This is a repo for my paper (Inflammation, Antibiotics, and Diet as Environmental Stressors of the Gut Microbiome in Pediatric Crohn’s Disease. Cell Host & Microbe. 2015). This repo includes the preprocessed data used in this paper.
We called the data used in this paper as PLEASE data, which are shotgun metagenomic sequencing data. For details, please refer to my paper.
All the fastq files are saved in the folder 1_COMBO_PLEASE
on the server. This folder contains four sub-folders:
1_Raw_Fastq
: the raw fastq files.2_Quality_Filter
: the fastq files after removing the low quality reads.3_Remove_Human_DNA
: the fastq files after removing the low quality reads and human reads.
- The raw clinical data are in the folder
1_Data/Raw_Data/Clinical_Information/
. - The processed clinical data and sample information are in the folder
1_Data/Processed_Data/Sample_Information/
.
The MetaPhlAn outputs for COMBO samples and PLEASE samples are in the following folders. The "unclassfied" taxa were removed and the total relative abundance in each sample were normalized to be one. "P","F","G","S" at the beginning of each file indicate taxonomic levels "phylum", "family", "genus", "species".
1_Data/Raw_Data/MetaPhlAn/COMBO
1_Data/Raw_Data/MetaPhlAn/PLEASE
I used the Phylogenetic trees by PhyloPhlAn to calculate the phylogenetic diversity.
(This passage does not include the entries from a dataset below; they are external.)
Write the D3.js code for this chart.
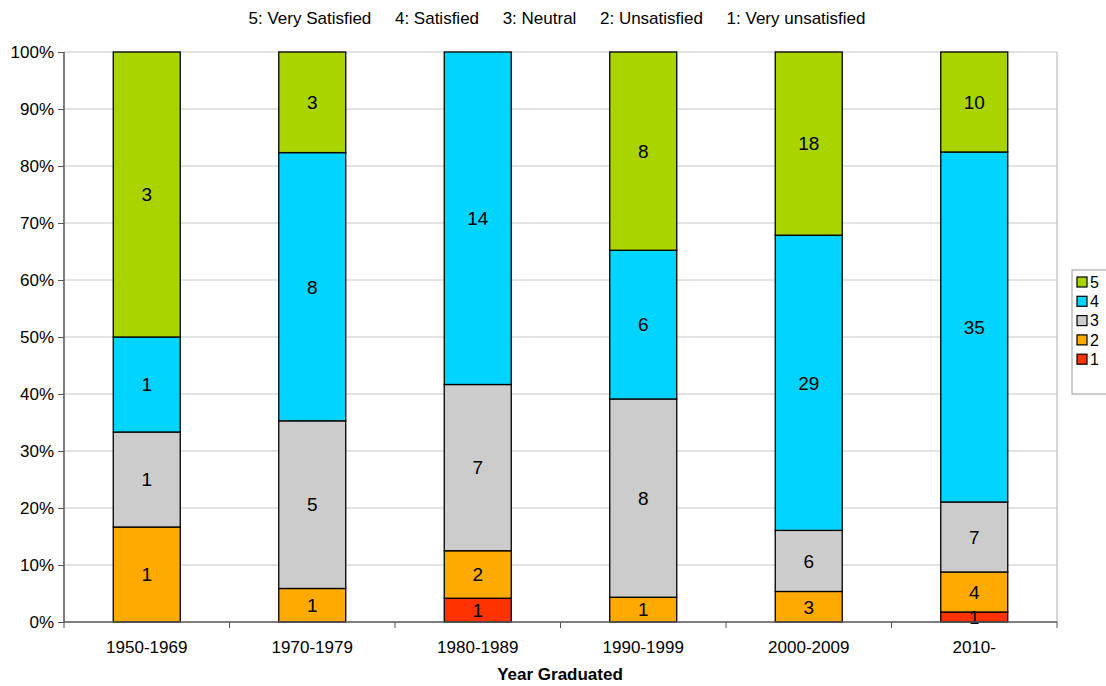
<!DOCTYPE html>
<html><head><meta charset="utf-8">
<script src="https://cdn.jsdelivr.net/npm/d3@7"></script>
<style>body{margin:0;background:#fff}svg{display:block;font-family:"Liberation Sans",Arial,sans-serif}</style>
</head><body><svg id="c" width="1106" height="686"></svg>
<script>
const categories = ["1950-1969","1970-1979","1980-1989","1990-1999","2000-2009","2010-"];
const keys = ["1","2","3","4","5"];
const s1 = [0,0,1,0,0,1];
const s2 = [1,1,2,1,3,4];
const s3 = [1,5,7,8,6,7];
const s4 = [1,8,14,6,29,35];
const s5 = [3,3,0,8,18,10];
const seriesVals = [s1,s2,s3,s4,s5];
const colors = ["#ff3300","#ffaa00","#cccccc","#00d4ff","#aad400"];
const yTicks = [0,0.1,0.2,0.3,0.4,0.5,0.6,0.7,0.8,0.9,1];
const headerText = "5: Very Satisfied     4: Satisfied     3: Neutral     2: Unsatisfied     1: Very unsatisfied";
const xTitle = "Year Graduated";

const svg = d3.select("#c");
const L=64,R=1057,T=52,B=622;
const x = d3.scaleBand().domain(categories).range([L,R]).paddingInner(0).paddingOuter(0);
const y = d3.scaleLinear().domain([0,1]).range([B,T]);

svg.append("text").attr("x",557).attr("y",24).attr("text-anchor","middle").attr("font-size",17)
  .attr("xml:space","preserve").style("white-space","pre").text(headerText);

svg.append("g").selectAll("line").data(yTicks.slice(1)).join("line")
  .attr("x1",L).attr("x2",R).attr("y1",d=>y(d)).attr("y2",d=>y(d)).attr("stroke","#c8c8c8").attr("stroke-width",1);
svg.append("line").attr("x1",R).attr("x2",R).attr("y1",T).attr("y2",B).attr("stroke","#b0b0b0");

const rows = categories.map((c,i)=>{const o={cat:c};keys.forEach((k,j)=>o[k]=seriesVals[j][i]);return o;});
const stack = d3.stack().keys(keys).offset(d3.stackOffsetExpand)(rows);

const bw = 67;
const g = svg.append("g");
stack.forEach((layer,j)=>{
  layer.forEach((d,i)=>{
    if(d[1]-d[0] <= 0) return;
    const cx = x(categories[i]) + x.bandwidth()/2;
    g.append("rect").attr("x",cx-bw/2).attr("width",bw)
      .attr("y",y(d[1])).attr("height",y(d[0])-y(d[1]))
      .attr("fill",colors[j]).attr("stroke","#000").attr("stroke-width",1.3);
  });
});
stack.forEach((layer,j)=>{
  layer.forEach((d,i)=>{
    if(d[1]-d[0] <= 0) return;
    const cx = x(categories[i]) + x.bandwidth()/2;
    g.append("text").attr("x",cx).attr("y",(y(d[0])+y(d[1]))/2).attr("dy","0.36em")
      .attr("text-anchor","middle").attr("font-size",19).attr("fill","#000").text(rows[i][keys[j]]);
  });
});

const yAxis = d3.axisLeft(y).tickValues(yTicks).tickFormat(d=>Math.round(d*100)+"%").tickSize(6).tickPadding(4);
const ya = svg.append("g").attr("transform",`translate(${L},0)`).call(yAxis);
ya.select(".domain").attr("stroke","#555").attr("stroke-width",1.5).attr("d",`M-0,${T}V${B}`);
ya.selectAll(".tick line").attr("stroke","#555");
ya.selectAll("text").attr("font-size",17).attr("fill","#000").attr("font-family","Liberation Sans, Arial, sans-serif");

const xa = svg.append("g").attr("transform",`translate(0,${B})`);
xa.append("line").attr("x1",L).attr("x2",R).attr("stroke","#555").attr("stroke-width",1.5);
const bounds = categories.map(c=>x(c)).concat([R]);
xa.selectAll("line.tk").data(bounds).join("line").attr("class","tk")
  .attr("x1",d=>d).attr("x2",d=>d).attr("y1",0).attr("y2",6).attr("stroke","#555");
xa.selectAll("text").data(categories).join("text")
  .attr("x",d=>x(d)+x.bandwidth()/2).attr("y",31).attr("text-anchor","middle").attr("font-size",17).text(d=>d);

svg.append("text").attr("x",560).attr("y",680).attr("text-anchor","middle").attr("font-size",17).attr("font-weight","bold").text(xTitle);

const lg = svg.append("g");
lg.append("rect").attr("x",1072).attr("y",270).attr("width",40).attr("height",124).attr("fill","#fff").attr("stroke","#999");
keys.slice().reverse().forEach((k,i)=>{
  const j = keys.length-1-i;
  const yy = 282 + i*19.3;
  lg.append("rect").attr("x",1077).attr("y",yy-5).attr("width",10).attr("height",10).attr("fill",colors[j]).attr("stroke","#000").attr("stroke-width",1.2);
  lg.append("text").attr("x",1090).attr("y",yy).attr("dy","0.36em").attr("font-size",16).text(k);
});
</script></body></html>
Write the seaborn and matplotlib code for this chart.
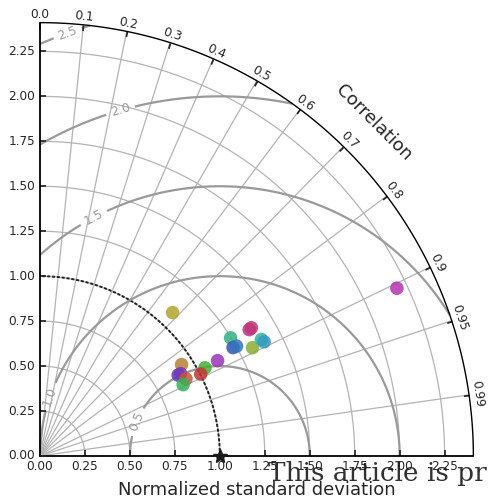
import numpy as np
import matplotlib
matplotlib.use("Agg")
import matplotlib.pyplot as plt
import seaborn as sns
from matplotlib.projections import PolarAxes
import mpl_toolkits.axisartist.floating_axes as FA
import mpl_toolkits.axisartist.grid_finder as GF

# ---------------- data ----------------
ref_std = 1.0
model_names = [f"M{i}" for i in range(1, 19)]
model_std = [1.086, 0.937, 0.890, 0.906, 0.918, 0.889, 1.040, 1.003, 1.121,
             1.247, 1.231, 1.252, 1.359, 1.375, 1.326, 1.391, 1.399, 2.193]
model_corr = [0.679, 0.840, 0.863, 0.863, 0.884, 0.895, 0.882, 0.891, 0.881,
              0.850, 0.872, 0.873, 0.856, 0.855, 0.891, 0.885, 0.891, 0.905]
corr_ticks = [0.0, 0.1, 0.2, 0.3, 0.4, 0.5, 0.6, 0.7, 0.8, 0.9, 0.95, 0.99]
corr_labels = ["0.0", "0.1", "0.2", "0.3", "0.4", "0.5", "0.6", "0.7", "0.8",
               "0.9", "0.95", "0.99"]
std_ticks = [0.0, 0.25, 0.5, 0.75, 1.0, 1.25, 1.5, 1.75, 2.0, 2.25]
std_labels = ["0.00", "0.25", "0.50", "0.75", "1.00", "1.25", "1.50", "1.75",
              "2.00", "2.25"]
rms_levels = [0.5, 1.0, 1.5, 2.0, 2.5]
std_max = 2.41

colors = ["#b3a52c", "#b5803a", "#5a40c0", "#7a35b5", "#c0583a", "#3aae55",
          "#45b035", "#c03535", "#9a35b8", "#35b080", "#3555b5", "#3575c0",
          "#b5358a", "#c03575", "#8aad35", "#35b0a5", "#359ac0", "#b035b0"]

# ---------------- style ----------------
sns.set_theme(style="white", rc={"axes.edgecolor": "black", "axes.linewidth": 1.2})
plt.rcParams["font.family"] = ["DejaVu Sans"]

fig = plt.figure(figsize=(4.89, 4.98), dpi=100)

tr = PolarAxes.PolarTransform(apply_theta_transforms=False)
tlocs = np.arccos(corr_ticks)
gl1 = GF.FixedLocator(tlocs)
tf1 = GF.DictFormatter(dict(zip(tlocs, corr_labels)))
gl2 = GF.FixedLocator(std_ticks)
tf2 = GF.DictFormatter(dict(zip(std_ticks, std_labels)))

ghelper = FA.GridHelperCurveLinear(tr, extremes=(0, np.pi / 2, 0, std_max),
                                   grid_locator1=gl1, tick_formatter1=tf1,
                                   grid_locator2=gl2, tick_formatter2=tf2)
ax = fig.add_axes([35.7 / 489, 37.7 / 498, 442 / 489, 442 / 498],
                  axes_class=FA.FloatingAxes, grid_helper=ghelper)

ax.axis["top"].set_axis_direction("bottom")
ax.axis["top"].toggle(ticklabels=True, label=True)
ax.axis["top"].major_ticklabels.set_axis_direction("top")
ax.axis["top"].label.set_axis_direction("top")
ax.axis["top"].label.set_text("Correlation")

ax.axis["left"].set_axis_direction("bottom")
ax.axis["left"].label.set_text("Normalized standard deviation")

ax.axis["right"].set_axis_direction("top")
ax.axis["right"].toggle(ticklabels=True)
ax.axis["right"].major_ticklabels.set_axis_direction("left")
ax.axis["bottom"].set_visible(False)

for name in ["top", "left", "right"]:
    ax.axis[name].major_ticklabels.set_fontsize(8.7)
    ax.axis[name].major_ticks.set_ticksize(4)
    ax.axis[name].line.set_linewidth(1.3)
ax.axis["top"].line.set_linewidth(1.0)
ax.axis["top"].label.set_fontsize(13)
ax.axis["top"].label.set_pad(11)
ax.axis["left"].label.set_fontsize(13)
ax.axis["left"].label.set_pad(8)

ax.grid(True, color="#b3b3b3", linewidth=0.9)

aux = ax.get_aux_axes(tr)

# reference arc and point
t = np.linspace(0, np.pi / 2, 300)
aux.plot(t, np.full_like(t, ref_std), color="#222222", ls="--", lw=1.4, dashes=(1.6, 0.9))
aux.plot([0], [ref_std], "k*", ms=10, clip_on=False, zorder=6)

# RMS contours
rs, ts = np.meshgrid(np.linspace(0, std_max, 300), np.linspace(0, np.pi / 2, 300))
rms = np.sqrt(ref_std ** 2 + rs ** 2 - 2 * ref_std * rs * np.cos(ts))
cs = aux.contour(ts, rs, rms, levels=rms_levels, colors="#9a9a9a", linewidths=1.6)
label_pos = [(0.339, 0.571), (1.405, 0.334), (1.354, 1.367), (1.345, 1.983), (1.507, 2.365)]
aux.clabel(cs, inline=True, fmt="%.1f", fontsize=9, manual=label_pos)

# model points
theta = np.arccos(model_corr)
sns.scatterplot(x=theta, y=model_std, hue=model_names, palette=dict(zip(model_names, colors)),
                ax=aux, s=95, alpha=0.85, linewidth=0, legend=False, zorder=5)

fig.text(268 / 489, 1 - 481 / 498, "This article is pr", family="DejaVu Serif",
         fontsize=18.9, color="#1a1a1a", alpha=0.9)

fig.savefig("out.png", dpi=100)
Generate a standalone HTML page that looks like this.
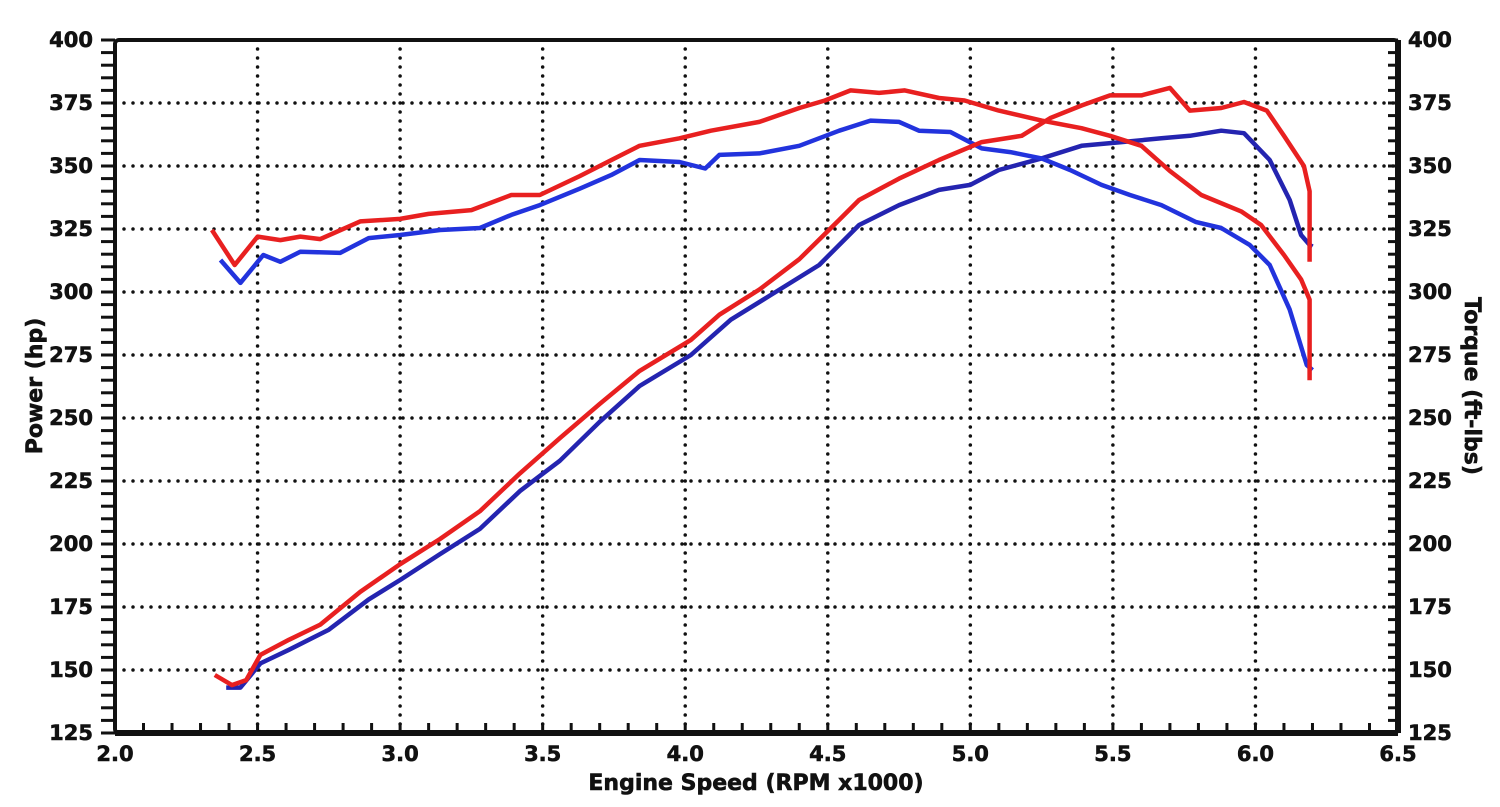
<!DOCTYPE html>
<html><head><meta charset="utf-8"><style>
body{margin:0;background:#fff;}
text{font-family:"DejaVu Sans","Liberation Sans",sans-serif;font-weight:bold;fill:#111;}
</style></head><body>
<svg id="chart" width="1500" height="802" xmlns="http://www.w3.org/2000/svg">
<g id="grid"></g>
<g id="axes"></g>
<g id="series"></g>
<text x="756" y="790" font-size="22" text-anchor="middle" stroke="#111" stroke-width="0.6">Engine Speed (RPM x1000)</text>
<text transform="translate(42,386) rotate(-90)" font-size="22" text-anchor="middle" stroke="#111" stroke-width="0.6">Power (hp)</text>
<text transform="translate(1465,386) rotate(90)" font-size="22" text-anchor="middle" stroke="#111" stroke-width="0.6">Torque (ft-lbs)</text>
</svg>
<script>
const xTicks=["2.0","2.5","3.0","3.5","4.0","4.5","5.0","5.5","6.0","6.5"];
const yTicks=[125,150,175,200,225,250,275,300,325,350,375,400];
const redTorqueX=[2.34,2.42,2.5,2.58,2.65,2.72,2.86,3.0,3.1,3.25,3.39,3.49,3.63,3.77,3.84,3.98,4.09,4.26,4.4,4.49,4.58,4.68,4.77,4.89,4.98,5.1,5.25,5.39,5.49,5.6,5.7,5.81,5.95,6.02,6.1,6.16,6.19,6.19];
const redTorqueY=[324.6,310.7,322,320.6,322,321,328,329,331,332.5,338.5,338.5,346,354,358,361,364,367.5,373,376,380,379,380,377,376,372,368,365,362,358,348,338.5,332,326.6,314.7,305,297,265];
const blueTorqueX=[2.37,2.44,2.52,2.58,2.65,2.79,2.89,3.0,3.14,3.28,3.39,3.49,3.63,3.74,3.84,3.98,4.07,4.12,4.26,4.4,4.54,4.65,4.75,4.82,4.93,5.04,5.14,5.25,5.35,5.46,5.56,5.67,5.79,5.88,5.98,6.05,6.12,6.18,6.2];
const blueTorqueY=[312.7,303.6,314.7,312,316,315.5,321.4,322.6,324.6,325.4,330.6,334.5,341,346.4,352.4,351.6,349,354.4,355,358,364,368,367.5,364,363.5,357,355.5,353,348.4,342.5,338.5,334.5,327.8,325.4,318.7,310.7,293,271,269];
const redPowerX=[2.35,2.41,2.46,2.51,2.61,2.72,2.86,3.0,3.14,3.28,3.42,3.56,3.7,3.84,4.02,4.12,4.26,4.4,4.54,4.61,4.75,4.89,5.04,5.18,5.28,5.39,5.49,5.6,5.7,5.77,5.88,5.96,6.04,6.1,6.17,6.19,6.19];
const redPowerY=[148,144,146,156,162,168,181,192,202,213,228,242,255.6,268.7,281,291,301,313,328.6,336.5,345,352.4,359.5,362,369,374,378,378,381,372,373,375.4,372,362,350,340,312];
const bluePowerX=[2.39,2.44,2.51,2.61,2.75,2.89,3.0,3.14,3.28,3.42,3.56,3.7,3.84,4.02,4.16,4.3,4.47,4.61,4.75,4.89,5.0,5.1,5.25,5.39,5.53,5.67,5.77,5.88,5.96,6.05,6.12,6.16,6.19,6.2];
const bluePowerY=[143,143,152.6,158,166,178,185.7,196,206,221,233,248.5,262.7,275,289,298.8,310.7,326.6,334.5,340.5,342.5,348.4,353,358,359.5,361,362,364,363,352.4,336.5,322.6,318.7,318];

const L=115,R=1398,T=40,B=733;
const sx=v=>L+(v-2)/4.5*(R-L);
const sy=v=>B-(v-125)/275*(B-T);
const NS="http://www.w3.org/2000/svg";
function mk(tag,attrs,parent){const e=document.createElementNS(NS,tag);for(const k in attrs)e.setAttribute(k,attrs[k]);parent.appendChild(e);return e;}
const grid=document.getElementById('grid'),axes=document.getElementById('axes'),series=document.getElementById('series');
xTicks.forEach((t,i)=>{const x=sx(parseFloat(t));
 if(i>0&&i<xTicks.length-1){const g=mk('line',{x1:x,y1:T,x2:x,y2:B,stroke:'#111','stroke-width':3.5,'stroke-dasharray':'0 9','stroke-linecap':'round'},grid);
 
 }
 const lb=mk('text',{x:x,y:761,'font-size':21,'text-anchor':'middle',stroke:'#111','stroke-width':0.6},axes);lb.textContent=t;
 
 
});
yTicks.forEach((t,i)=>{const y=sy(t);
 if(i>0&&i<yTicks.length-1){const g=mk('line',{x1:L,y1:y,x2:R,y2:y,stroke:'#111','stroke-width':3.5,'stroke-dasharray':'0 9','stroke-linecap':'round'},grid);
 
 }
 const a=mk('text',{x:93,y:y+7,'font-size':21,'text-anchor':'end',stroke:'#111','stroke-width':0.6},axes);a.textContent=t;
 
 
 const b=mk('text',{x:1408,y:y+7,'font-size':21,stroke:'#111','stroke-width':0.6},axes);b.textContent=t;
 
 
});
for(let v=125;v<=400;v+=5){const y=sy(v);
 mk('line',{x1:L-14,y1:y,x2:L,y2:y,stroke:'#111','stroke-width':3},axes);
 mk('line',{x1:R-10,y1:y,x2:R,y2:y,stroke:'#111','stroke-width':3},axes);}
for(let v=2;v<=6.5001;v+=0.1){const x=sx(v);mk('line',{x1:x,y1:B,x2:x,y2:B-10,stroke:'#111','stroke-width':3},axes);}
const fr=mk('rect',{x:L,y:T,width:R-L,height:B-T,fill:'none',stroke:'#111','stroke-width':4,rx:4},axes);


mk('line',{x1:R,y1:T,x2:R,y2:B,stroke:'#111','stroke-width':6},axes);
mk('line',{x1:L,y1:B,x2:R,y2:B,stroke:'#111','stroke-width':6},axes);
function line(xs,ys,col,name){const d=xs.map((x,i)=>(i?'L':'M')+sx(x).toFixed(1)+','+sy(ys[i]).toFixed(1)).join(' ');
 const p=mk('path',{d:d,fill:'none',stroke:col,'stroke-width':4.5,'stroke-linejoin':'round'},series);
 
 }
line(bluePowerX,bluePowerY,'#2424b0','blue-power-line');
line(blueTorqueX,blueTorqueY,'#2233dd','blue-torque-line');
line(redPowerX,redPowerY,'#e82020','red-power-line');
line(redTorqueX,redTorqueY,'#e82020','red-torque-line');
</script>
</body></html>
However, the trees from PhyloPhlAn can not be directly used (it caused some errors) and I processed the tree files. "P","F","G","S" indicate taxonomic levels "phylum", "family", "genus", "species".
1_Data/Raw_Data/Phlogenetic_tree
- The raw fastq data were processed by FASTX to remove low quality reads.
- Then the processed reads were aligned to human genome to remove human reads by Deconseq. The code is in
1_COMBO_PLEASE/Code_for_Human_Reads_Removal
.
- The processed reads were used as input for MetaPhlAn. Since MetaPhlAn can only take single end reads as input and our data are pair-end reads, the paired reads (R1 and R2) were provided as two single end reads to MetaPhlAn. I also tested MetaPhlAn on the first read pair (R1) only and the results are quite similar to the previous ones.